Back in March, we booked our two night stay at La Petite Planete based on nostalgia. David and I stayed here in 1997, and had a magnificent time. We had sat on the deck overlooking the Argolitic plain just under the Mycenaean Acropolis, and we had a spent a lovely night having dinner, wine, and a chat with the hotel manager. If we weren’t the only guests then, we were one of two groups. In my emails with the hotel, I was told that the daughters of the owner were now running things, and they were excited to welcome us back.
The woman who greeted us warmly at the door then tried to check us in, and everything went sideways. She asked if it was true that we had requested rooms at the back. We had not. She had confused us with another couple who had been here in 1977 and were returning as we were. The rooms she had set aside for us were awful! Small, smelly, last updated in the 70s, hemmed in by the mountain (so no view at all), and screaming with these loud cricket-like bugs we have encountered everywhere here.
She apologized for the misunderstanding, offered to let us stay the first night for free, but claimed she had nothing else. I was devastated. We took a few minutes to figure out what to do next. Mycenae is the tiniest of towns. There are only about three places to stay, and we were not up to a hunt.
The host returned to say she dug up our email and we did not specifically request a front view, so she would reduce our rate by 10 euro per night (rather than a free night), and let us use her pool if we decided to go stay elsewhere.
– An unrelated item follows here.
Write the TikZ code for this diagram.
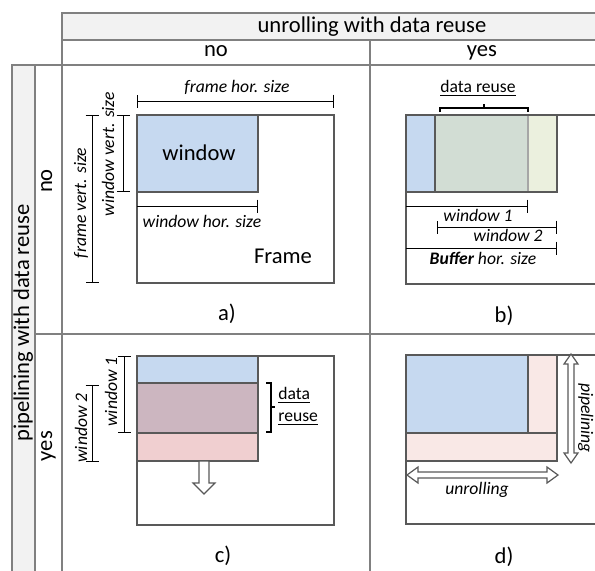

We sat by the pool and tried to reconcile ourselves to the inevitable let-down of memory and expectation.
Then, somehow, miraculously, two rooms appeared on the lower floor on the front of the building. They were not beautiful, but they were bigger, and, because they weren’t nosed up against the mountain, they were airier, and quieter. The view now has two big houses in it, but at least it was closer. We remain unconvinced that the hotel (with about 20 rooms) ever had more than 5 rooms full. Too weird!
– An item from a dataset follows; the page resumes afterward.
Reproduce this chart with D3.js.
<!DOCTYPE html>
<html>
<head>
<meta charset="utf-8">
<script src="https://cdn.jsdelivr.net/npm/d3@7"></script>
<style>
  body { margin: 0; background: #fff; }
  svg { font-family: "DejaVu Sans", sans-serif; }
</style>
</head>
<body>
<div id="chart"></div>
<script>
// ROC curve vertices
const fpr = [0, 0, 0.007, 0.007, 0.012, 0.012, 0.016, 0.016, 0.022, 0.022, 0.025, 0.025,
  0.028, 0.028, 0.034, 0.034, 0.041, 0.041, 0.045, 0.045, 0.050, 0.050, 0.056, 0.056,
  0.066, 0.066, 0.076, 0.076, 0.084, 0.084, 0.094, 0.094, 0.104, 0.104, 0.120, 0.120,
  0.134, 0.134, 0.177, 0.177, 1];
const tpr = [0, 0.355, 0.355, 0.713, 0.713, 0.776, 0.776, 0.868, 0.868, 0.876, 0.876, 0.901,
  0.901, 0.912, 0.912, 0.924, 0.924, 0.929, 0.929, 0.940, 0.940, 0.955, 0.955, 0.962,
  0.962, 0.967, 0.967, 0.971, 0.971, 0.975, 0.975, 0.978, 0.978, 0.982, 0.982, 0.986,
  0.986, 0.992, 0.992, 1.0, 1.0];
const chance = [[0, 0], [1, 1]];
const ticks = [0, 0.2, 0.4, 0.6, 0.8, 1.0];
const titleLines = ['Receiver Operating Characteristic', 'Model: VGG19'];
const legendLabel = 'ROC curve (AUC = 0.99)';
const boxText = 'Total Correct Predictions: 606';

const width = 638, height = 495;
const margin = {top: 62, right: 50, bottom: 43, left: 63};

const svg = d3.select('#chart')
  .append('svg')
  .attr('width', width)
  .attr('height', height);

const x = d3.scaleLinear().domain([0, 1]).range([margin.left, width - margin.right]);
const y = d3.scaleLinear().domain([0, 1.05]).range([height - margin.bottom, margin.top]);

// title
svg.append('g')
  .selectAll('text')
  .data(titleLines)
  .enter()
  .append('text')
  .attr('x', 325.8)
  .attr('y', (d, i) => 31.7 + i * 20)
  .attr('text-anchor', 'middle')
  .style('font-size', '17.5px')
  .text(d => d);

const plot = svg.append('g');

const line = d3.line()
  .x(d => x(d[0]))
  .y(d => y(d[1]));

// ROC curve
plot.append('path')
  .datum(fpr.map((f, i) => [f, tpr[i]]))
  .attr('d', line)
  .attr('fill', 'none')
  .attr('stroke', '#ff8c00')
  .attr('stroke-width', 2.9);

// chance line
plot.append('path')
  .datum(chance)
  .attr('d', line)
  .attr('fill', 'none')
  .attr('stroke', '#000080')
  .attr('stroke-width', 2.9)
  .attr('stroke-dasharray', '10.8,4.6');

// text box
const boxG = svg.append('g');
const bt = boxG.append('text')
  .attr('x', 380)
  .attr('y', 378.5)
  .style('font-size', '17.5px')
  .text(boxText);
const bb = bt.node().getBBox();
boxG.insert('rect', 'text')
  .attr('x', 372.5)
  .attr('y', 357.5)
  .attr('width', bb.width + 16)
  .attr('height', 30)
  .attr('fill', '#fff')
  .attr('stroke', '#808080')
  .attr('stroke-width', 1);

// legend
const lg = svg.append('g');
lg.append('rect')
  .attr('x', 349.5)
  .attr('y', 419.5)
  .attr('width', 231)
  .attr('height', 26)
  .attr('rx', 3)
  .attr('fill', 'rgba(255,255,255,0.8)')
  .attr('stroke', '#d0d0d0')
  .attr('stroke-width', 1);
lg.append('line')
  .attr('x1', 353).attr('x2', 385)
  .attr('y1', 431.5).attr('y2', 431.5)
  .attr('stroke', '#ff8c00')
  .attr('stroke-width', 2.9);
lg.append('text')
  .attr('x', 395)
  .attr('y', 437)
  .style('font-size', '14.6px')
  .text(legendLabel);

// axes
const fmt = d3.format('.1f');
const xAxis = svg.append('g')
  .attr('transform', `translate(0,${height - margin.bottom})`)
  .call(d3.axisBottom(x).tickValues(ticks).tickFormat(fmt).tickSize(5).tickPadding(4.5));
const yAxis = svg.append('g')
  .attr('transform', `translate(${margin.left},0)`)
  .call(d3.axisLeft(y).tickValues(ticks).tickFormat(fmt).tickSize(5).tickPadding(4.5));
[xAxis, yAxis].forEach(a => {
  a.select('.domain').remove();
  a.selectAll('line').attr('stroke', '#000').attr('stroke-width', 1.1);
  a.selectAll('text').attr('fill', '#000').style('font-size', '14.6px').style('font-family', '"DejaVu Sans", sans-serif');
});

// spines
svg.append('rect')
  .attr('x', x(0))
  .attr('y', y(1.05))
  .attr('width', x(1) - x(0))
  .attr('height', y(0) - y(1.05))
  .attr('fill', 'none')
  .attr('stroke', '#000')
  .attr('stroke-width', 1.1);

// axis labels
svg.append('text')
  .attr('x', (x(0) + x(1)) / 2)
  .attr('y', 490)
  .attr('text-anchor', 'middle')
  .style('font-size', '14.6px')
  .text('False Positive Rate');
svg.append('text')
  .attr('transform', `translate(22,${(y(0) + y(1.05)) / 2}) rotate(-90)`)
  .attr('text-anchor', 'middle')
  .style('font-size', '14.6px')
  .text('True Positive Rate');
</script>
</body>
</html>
The room thing settled, we went for a swim and chatted with a lovely Irish couple with two young kids who were all in Greece for a wedding.
Then the next hurdle: dinner. Our hotel only offers a set menu, and we had not mentioned in advance that we were 3/4 vegetarian. We could not eat there that night. The host sent us down to La Belle Helene, a fairly famous place in this town, which we found out is run by her cousin. This is where the first (and many subsequent) archeologist, Schliemann, stayed, as well as many, many famous writers, artists, politicians, and a fair number of nazis too. They have a display of their guest book with names like Virginia Woolf, Jean Paul Sartre, William Faulkner, Bertrand Russell, and Jack Kerouac in it. We were the only customers there. The owner (great-great grandson of the original owner) told us exactly how he feels about the economic crisis and the EU interlaced with tales of German invasion, Elgin theft, and Greek mythology. Mycenae is still pretty close to its roots, and clearly a bit of a family affair.
After dinner, we walked around the town, behind the main strip, and met every (friendly) stray dog in town, and there quite a number of them. We went to bed hoping tomorrow’s dig into the past would be smoother.